**Entries:**

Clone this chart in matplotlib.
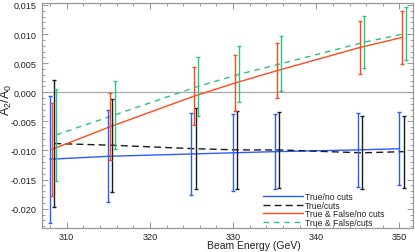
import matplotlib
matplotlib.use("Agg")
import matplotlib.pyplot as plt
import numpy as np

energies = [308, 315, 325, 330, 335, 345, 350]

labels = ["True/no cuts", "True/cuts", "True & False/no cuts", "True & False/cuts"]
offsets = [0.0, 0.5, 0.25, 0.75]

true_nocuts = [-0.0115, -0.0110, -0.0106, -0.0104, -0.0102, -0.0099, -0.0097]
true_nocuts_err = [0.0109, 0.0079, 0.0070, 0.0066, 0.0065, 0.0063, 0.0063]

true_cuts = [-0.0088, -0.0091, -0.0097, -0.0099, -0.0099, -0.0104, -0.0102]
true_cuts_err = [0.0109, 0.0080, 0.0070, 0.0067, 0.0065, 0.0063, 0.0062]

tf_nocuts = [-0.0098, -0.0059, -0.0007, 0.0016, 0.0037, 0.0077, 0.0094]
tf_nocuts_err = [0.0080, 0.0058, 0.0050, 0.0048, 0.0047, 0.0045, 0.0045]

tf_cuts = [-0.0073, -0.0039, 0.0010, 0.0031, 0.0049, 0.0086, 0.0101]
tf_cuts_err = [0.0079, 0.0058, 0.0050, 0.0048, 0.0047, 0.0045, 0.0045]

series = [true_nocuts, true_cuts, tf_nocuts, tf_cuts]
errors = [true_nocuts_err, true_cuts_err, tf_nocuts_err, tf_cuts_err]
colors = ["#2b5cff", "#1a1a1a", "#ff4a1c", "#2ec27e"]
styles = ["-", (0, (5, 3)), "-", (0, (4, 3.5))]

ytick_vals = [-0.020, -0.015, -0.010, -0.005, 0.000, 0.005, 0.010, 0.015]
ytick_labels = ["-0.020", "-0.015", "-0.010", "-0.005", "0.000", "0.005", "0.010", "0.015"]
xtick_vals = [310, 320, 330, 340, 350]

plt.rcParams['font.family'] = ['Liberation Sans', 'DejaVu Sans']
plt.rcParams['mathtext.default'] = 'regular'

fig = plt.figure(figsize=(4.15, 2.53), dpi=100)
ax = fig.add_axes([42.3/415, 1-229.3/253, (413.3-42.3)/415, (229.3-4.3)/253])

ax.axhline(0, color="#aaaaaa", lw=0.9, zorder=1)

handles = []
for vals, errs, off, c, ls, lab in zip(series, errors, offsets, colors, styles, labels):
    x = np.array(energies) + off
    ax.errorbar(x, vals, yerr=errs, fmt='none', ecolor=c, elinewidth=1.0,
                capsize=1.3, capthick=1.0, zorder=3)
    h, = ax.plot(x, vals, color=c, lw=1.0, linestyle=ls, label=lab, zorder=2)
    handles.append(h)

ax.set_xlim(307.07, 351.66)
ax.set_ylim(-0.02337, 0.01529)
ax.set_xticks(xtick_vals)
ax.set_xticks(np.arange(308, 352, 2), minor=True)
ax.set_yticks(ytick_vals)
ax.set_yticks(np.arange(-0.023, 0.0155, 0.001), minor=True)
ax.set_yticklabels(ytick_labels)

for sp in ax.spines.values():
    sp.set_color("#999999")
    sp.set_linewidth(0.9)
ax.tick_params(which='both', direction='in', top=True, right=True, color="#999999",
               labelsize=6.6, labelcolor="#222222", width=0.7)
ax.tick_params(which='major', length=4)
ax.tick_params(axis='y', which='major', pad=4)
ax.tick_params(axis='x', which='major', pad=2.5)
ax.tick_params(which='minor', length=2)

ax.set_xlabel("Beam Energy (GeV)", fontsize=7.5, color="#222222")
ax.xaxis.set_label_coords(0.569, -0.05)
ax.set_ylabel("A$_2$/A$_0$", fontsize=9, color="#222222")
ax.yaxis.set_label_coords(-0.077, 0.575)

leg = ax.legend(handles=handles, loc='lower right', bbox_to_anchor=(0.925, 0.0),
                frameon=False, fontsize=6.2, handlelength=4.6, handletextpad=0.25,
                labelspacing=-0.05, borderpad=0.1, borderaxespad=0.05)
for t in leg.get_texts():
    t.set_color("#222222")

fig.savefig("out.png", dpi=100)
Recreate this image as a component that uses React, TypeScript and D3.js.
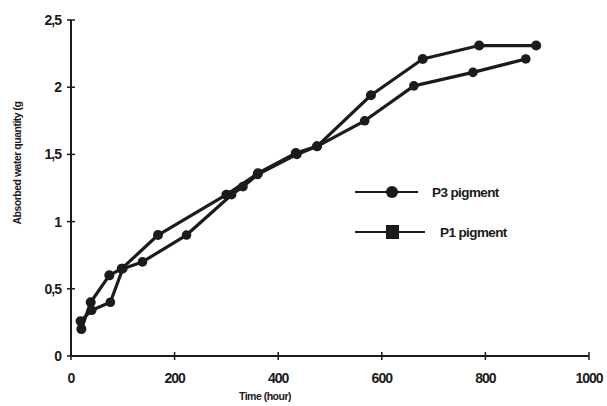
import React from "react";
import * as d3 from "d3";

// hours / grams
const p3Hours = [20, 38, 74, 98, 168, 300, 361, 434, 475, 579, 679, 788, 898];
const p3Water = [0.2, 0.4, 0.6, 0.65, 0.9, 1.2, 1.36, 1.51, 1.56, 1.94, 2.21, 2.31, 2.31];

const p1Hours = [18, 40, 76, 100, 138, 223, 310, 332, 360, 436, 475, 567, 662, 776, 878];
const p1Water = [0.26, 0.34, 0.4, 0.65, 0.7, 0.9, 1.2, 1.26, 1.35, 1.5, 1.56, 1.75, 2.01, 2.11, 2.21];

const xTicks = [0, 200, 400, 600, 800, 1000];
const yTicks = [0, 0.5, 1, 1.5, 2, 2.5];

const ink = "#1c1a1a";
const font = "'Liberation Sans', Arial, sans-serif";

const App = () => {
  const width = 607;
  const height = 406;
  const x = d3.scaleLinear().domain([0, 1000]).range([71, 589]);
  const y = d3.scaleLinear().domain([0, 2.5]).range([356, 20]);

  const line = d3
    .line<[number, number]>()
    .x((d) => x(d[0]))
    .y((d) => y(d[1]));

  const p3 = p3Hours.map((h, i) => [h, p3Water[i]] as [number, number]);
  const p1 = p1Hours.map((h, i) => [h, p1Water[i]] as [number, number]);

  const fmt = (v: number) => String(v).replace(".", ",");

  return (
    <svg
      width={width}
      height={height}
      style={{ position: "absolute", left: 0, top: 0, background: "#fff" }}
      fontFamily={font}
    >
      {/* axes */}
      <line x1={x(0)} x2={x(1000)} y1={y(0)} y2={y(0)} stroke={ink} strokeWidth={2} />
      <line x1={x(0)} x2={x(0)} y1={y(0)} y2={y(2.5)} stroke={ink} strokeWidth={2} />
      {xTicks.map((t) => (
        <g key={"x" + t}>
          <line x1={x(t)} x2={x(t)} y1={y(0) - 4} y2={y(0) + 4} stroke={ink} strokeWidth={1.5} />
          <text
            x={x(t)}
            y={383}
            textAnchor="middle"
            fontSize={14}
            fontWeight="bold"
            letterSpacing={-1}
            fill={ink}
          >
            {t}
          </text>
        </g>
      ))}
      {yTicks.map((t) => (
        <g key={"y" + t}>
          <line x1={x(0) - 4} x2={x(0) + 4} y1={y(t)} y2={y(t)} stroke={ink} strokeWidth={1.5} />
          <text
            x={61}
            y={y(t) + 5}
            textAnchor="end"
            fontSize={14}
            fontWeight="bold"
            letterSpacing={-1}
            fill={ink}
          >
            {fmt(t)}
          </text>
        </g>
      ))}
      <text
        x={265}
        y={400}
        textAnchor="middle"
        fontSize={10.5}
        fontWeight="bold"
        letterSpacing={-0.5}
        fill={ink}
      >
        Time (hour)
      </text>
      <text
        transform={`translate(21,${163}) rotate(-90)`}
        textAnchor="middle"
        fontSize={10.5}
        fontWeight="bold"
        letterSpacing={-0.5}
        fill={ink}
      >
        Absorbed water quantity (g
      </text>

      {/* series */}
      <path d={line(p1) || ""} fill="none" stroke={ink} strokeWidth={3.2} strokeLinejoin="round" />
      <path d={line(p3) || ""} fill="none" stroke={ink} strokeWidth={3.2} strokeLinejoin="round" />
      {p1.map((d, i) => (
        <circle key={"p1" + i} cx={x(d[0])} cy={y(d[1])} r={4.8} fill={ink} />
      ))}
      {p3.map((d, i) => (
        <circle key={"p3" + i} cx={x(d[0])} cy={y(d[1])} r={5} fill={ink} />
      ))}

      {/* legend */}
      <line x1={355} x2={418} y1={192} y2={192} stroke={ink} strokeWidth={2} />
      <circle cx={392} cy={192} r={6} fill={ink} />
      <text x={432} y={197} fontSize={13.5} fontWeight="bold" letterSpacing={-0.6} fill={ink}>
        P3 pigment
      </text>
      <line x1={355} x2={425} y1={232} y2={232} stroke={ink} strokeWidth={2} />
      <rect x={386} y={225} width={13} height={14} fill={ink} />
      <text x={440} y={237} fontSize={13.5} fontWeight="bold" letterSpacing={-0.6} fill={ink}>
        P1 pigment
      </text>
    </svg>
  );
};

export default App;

**What needs to be done:**
Copy every line of the listing that contains the word "React".

**Task result:**
Recreate this image as a component that uses React, TypeScript and D3.js.
import React from "react";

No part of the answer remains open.